“Il tappo a vite è stata per me una liberazione!” Esordisce così Graziano Prà, fondatore dell’omonima azienda. “Credo nella vite, anche quando si tratta del tappo. Vidi il tappo a vite su una bottiglia di vino per la prima volta negli Stati Uniti oltre 20 anni fa, grazie a un produttore neozelandese, e fu allora che iniziai a riflettere su questa possibilità” racconta il titolare durante una presentazione alla stampa, che si è svolta di recente presso il ristorante Konnubio di Firenze.

Oggi l’azienda produce 400.000 bottiglie, di cui circa 338.000 di Soave Classico DOC, con quattro diverse interpretazioni. Un vino iconico della provincia di Verona, a base di uva garganega, che cresce su terreni di basalto nero, di origine vulcanica. Grazie a questa tipologia di suolo, il vino che ne deriva si caratterizza per spiccata freschezza, mineralità e profondità di sorso, oltre ad una inaspettata longevità, non scontata per un vitigno a bacca bianca.

Dal 2016 il disciplinare di produzione ha esteso la possibilità di utilizzo del tappo a vite anche per i Soave della zona classica, non solo per il generico Soave DOC (prodotto nelle zone pianeggianti, sotto le colline dell’area storicamente vocata, “classica” appunto). Secondo il produttore, oggi i suoi vini sono migliori di quando li ha imbottigliati, proprio grazie all’uso del tappo Stelvin. Con questo sistema, infatti, si parla di circa 0,03 mg di ossigeno al giorno che entrano in contatto con il vino: una chiusura quasi ermetica, che consente una lentissima ossidazione del vino, quasi impercettibile, aumentandone così la longevità.

Assaggiando il vino, che subisce piccolissime variazioni nel tempo, si registrano sensazioni positive che cambiano anno dopo anno, evitando ossidazioni violente che, invece, procura il classico e tanto discusso tappo in sughero. La scelta del tappo a vite si dimostra anche rispettosa per il vino che contiene e per il cliente: comprare una bottiglia di Soave con il tappo a vite, infatti, significa essere certi di non correre rischi, garantendo così affidabilità per tutta la filiera.
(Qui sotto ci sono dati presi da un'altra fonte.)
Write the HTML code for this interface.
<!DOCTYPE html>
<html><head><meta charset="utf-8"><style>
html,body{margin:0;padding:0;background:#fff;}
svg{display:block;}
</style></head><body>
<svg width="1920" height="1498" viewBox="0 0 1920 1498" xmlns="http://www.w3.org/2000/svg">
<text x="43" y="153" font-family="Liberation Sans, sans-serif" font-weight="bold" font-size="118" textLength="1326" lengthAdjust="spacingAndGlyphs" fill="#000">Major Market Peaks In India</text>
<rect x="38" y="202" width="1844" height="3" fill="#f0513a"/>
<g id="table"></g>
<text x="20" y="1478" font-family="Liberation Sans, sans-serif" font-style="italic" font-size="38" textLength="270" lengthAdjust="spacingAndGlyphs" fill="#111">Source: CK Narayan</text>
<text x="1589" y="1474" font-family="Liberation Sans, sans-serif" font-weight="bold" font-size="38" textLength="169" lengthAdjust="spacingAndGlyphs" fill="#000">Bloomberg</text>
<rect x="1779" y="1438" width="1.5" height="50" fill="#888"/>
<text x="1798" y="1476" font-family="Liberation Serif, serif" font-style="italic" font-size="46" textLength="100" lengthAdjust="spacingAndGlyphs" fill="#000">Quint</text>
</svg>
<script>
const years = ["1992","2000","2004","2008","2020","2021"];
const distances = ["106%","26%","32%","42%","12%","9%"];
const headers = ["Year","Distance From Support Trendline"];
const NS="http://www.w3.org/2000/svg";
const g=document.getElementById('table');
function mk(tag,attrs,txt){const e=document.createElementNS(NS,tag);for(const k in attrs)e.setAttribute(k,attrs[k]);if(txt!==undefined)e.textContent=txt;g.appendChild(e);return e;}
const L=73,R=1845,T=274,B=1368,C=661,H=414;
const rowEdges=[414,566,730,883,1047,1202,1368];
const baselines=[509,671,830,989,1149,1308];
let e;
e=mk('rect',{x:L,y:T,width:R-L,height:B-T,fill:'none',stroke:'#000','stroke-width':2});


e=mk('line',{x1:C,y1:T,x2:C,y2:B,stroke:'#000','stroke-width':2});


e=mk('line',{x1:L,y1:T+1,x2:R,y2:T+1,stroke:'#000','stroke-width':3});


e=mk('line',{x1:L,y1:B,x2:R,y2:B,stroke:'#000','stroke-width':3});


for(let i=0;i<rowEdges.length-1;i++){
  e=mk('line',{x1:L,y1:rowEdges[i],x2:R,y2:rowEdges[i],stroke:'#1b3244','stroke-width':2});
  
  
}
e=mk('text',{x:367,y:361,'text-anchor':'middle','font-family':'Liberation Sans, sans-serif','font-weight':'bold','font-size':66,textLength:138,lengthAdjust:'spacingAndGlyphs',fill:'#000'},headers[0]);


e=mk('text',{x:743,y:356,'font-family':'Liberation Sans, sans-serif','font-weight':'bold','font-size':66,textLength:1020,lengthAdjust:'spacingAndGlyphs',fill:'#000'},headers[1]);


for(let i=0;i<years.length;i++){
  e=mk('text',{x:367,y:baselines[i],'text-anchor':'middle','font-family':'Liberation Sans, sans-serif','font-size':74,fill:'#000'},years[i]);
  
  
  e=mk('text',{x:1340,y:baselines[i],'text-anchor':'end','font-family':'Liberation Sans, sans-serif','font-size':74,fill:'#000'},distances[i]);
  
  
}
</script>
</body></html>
Rappresenta, inoltre, una scelta ecologica molto importante per l’ambiente: l’alluminio è un materiale riciclabile al 100% e può essere riciclato all’infinito.
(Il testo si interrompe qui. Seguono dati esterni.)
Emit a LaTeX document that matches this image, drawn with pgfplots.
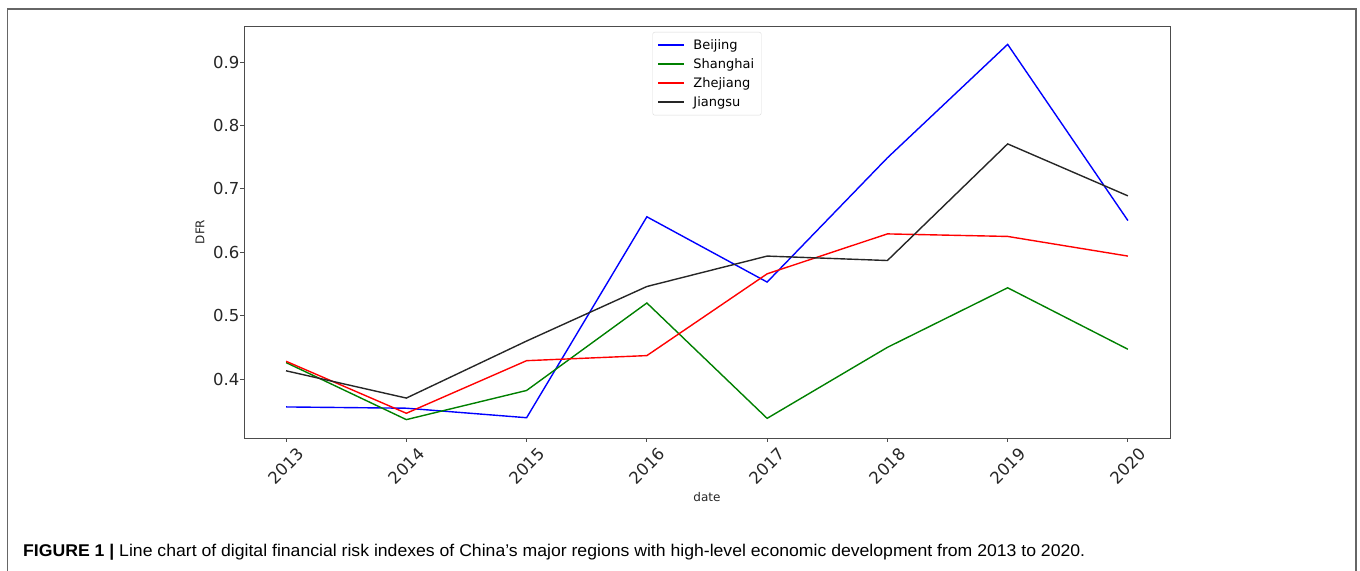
\documentclass[border=0pt]{standalone}
\usepackage{graphicx}
\usepackage{fontspec}
\setmainfont{DejaVu Sans}
\newfontfamily\capfont{Liberation Sans}
\usepackage{pgfplots}
\pgfplotsset{compat=1.18}
\definecolor{mblue}{RGB}{0,0,255}
\definecolor{mgreen}{RGB}{0,128,0}
\definecolor{mred}{RGB}{255,0,0}
\begin{document}
\begin{tikzpicture}
\useasboundingbox (0,0) rectangle (1360bp,571bp);
\draw[black!60, line width=1.8bp] (7.5bp,-5bp) -- (7.5bp,562bp) -- (1356bp,562bp) -- (1356bp,-5bp);
\begin{axis}[
  at={(244bp,133bp)}, anchor=south west,
  scale only axis, width=926bp, height=412bp,
  xmin=-0.35, xmax=7.35, ymin=0.307, ymax=0.957,
  xtick={0,1,2,3,4,5,6,7},
  xticklabels={2013,2014,2015,2016,2017,2018,2019,2020},
  ytick={0.4,0.5,0.6,0.7,0.8,0.9},
  yticklabels={0.4,0.5,0.6,0.7,0.8,0.9},
  xtick pos=lower, ytick pos=left,
  tick align=outside, major tick length=4bp,
  axis line style={black!70, line width=0.9bp},
  every tick/.style={black!70, line width=0.9bp},
  ticklabel style={font=\fontsize{16.5bp}{19bp}\selectfont, text=black!85},
  yticklabel style={inner sep=0pt, xshift=-0.5bp},
  xticklabel style={yshift=-24bp, rotate=45, anchor=center, inner sep=0pt},
  xlabel={date}, ylabel={DFR},
  xlabel style={at={(axis description cs:0.5,-0.1432)}, anchor=center, font=\fontsize{12bp}{14bp}\selectfont, text=black!85},
  ylabel style={at={(axis description cs:-0.0475,0.5)}, anchor=center, rotate=0, font=\fontsize{12bp}{14bp}\selectfont, text=black!85},
  legend style={at={(0.5,1)}, anchor=north, yshift=-6bp, draw=black!15, rounded corners=2bp,
    font=\fontsize{13bp}{15bp}\selectfont, inner sep=5bp, row sep=3bp},
  legend cell align=left,
  legend image code/.code={
    \path[draw=none, fill=none] (0bp,-8bp) rectangle (33bp,8bp);
    \draw[#1, sharp corners] (0bp,0bp) -- (26bp,0bp);},
]
\addplot[color=mblue, line width=1.4bp] coordinates {(0,0.356) (1,0.354) (2,0.339) (3,0.656) (4,0.553) (5,0.749) (6,0.928) (7,0.650)};
\addlegendentry{Beijing}
\addplot[color=mgreen, line width=1.4bp] coordinates {(0,0.426) (1,0.336) (2,0.382) (3,0.520) (4,0.338) (5,0.450) (6,0.544) (7,0.447)};
\addlegendentry{Shanghai}
\addplot[color=mred, line width=1.4bp] coordinates {(0,0.428) (1,0.346) (2,0.429) (3,0.437) (4,0.566) (5,0.629) (6,0.625) (7,0.594)};
\addlegendentry{Zhejiang}
\addplot[color=black!85, line width=1.4bp] coordinates {(0,0.413) (1,0.370) (2,0.460) (3,0.546) (4,0.594) (5,0.587) (6,0.771) (7,0.689)};
\addlegendentry{Jiangsu}
\end{axis}
\node[anchor=base west, inner sep=0pt] at (23bp,14bp) {\resizebox{1062bp}{\height}{\capfont\fontsize{17bp}{20bp}\selectfont\textbf{FIGURE 1 |} Line chart of digital financial risk indexes of China’s major regions with high-level economic development from 2013 to 2020.}};
\end{tikzpicture}
\end{document}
Ma veniamo alla degustazione dei 3 Soave Classico.

Staforte Soave Classico DOC 2016 (magnum): etichetta nata nel 2004, è frutto della selezione delle vigne di garganega poste in collina. Il vino vede un affinamento in acciaio sulle fecce fini con frequenti batonnage che arricchiscono il sorso di una raffinata complessità e profondità aromatica.

Monte Grande Soave Classico DOC 2017 (70% Garganega – 30% Trebbiano di Soave) nasce da un cru, il vigneto storico della famiglia, ampliato con l’acquisto di altri cinque ettari vicini.
Questa etichetta è stata protagonista della comparazione delle due differenti chiusure.

Tappo in sughero: il giallo paglierino dorato spicca maggiormente nel calice; l’approccio è più rotondo e largo, su note di camomilla e mandorla, decisamente più evidenziato dall’evoluzione in bottiglia.
Tappo a vite: di colore più tenue su sfumature delicate, è netta la verticalità anche al naso con richiami sulfurei e agrumati, coerenti nel sorso dalla spiccata salinità. Complesso, cremoso e leggiadro.

Si evince concretamente, quindi, che le due diverse tappature di un identico vino della stessa annata, si presentano con caratteri peculiari distinti ma in egual modo affascinanti. Forse è davvero questa la strada da intraprendere per il prossimo futuro dei grandi vini italiani che hanno le carte in regola per un lungo, lento affinamento, evitando qualsiasi rischio di contaminazione sgradevole che ne precluda la longevità.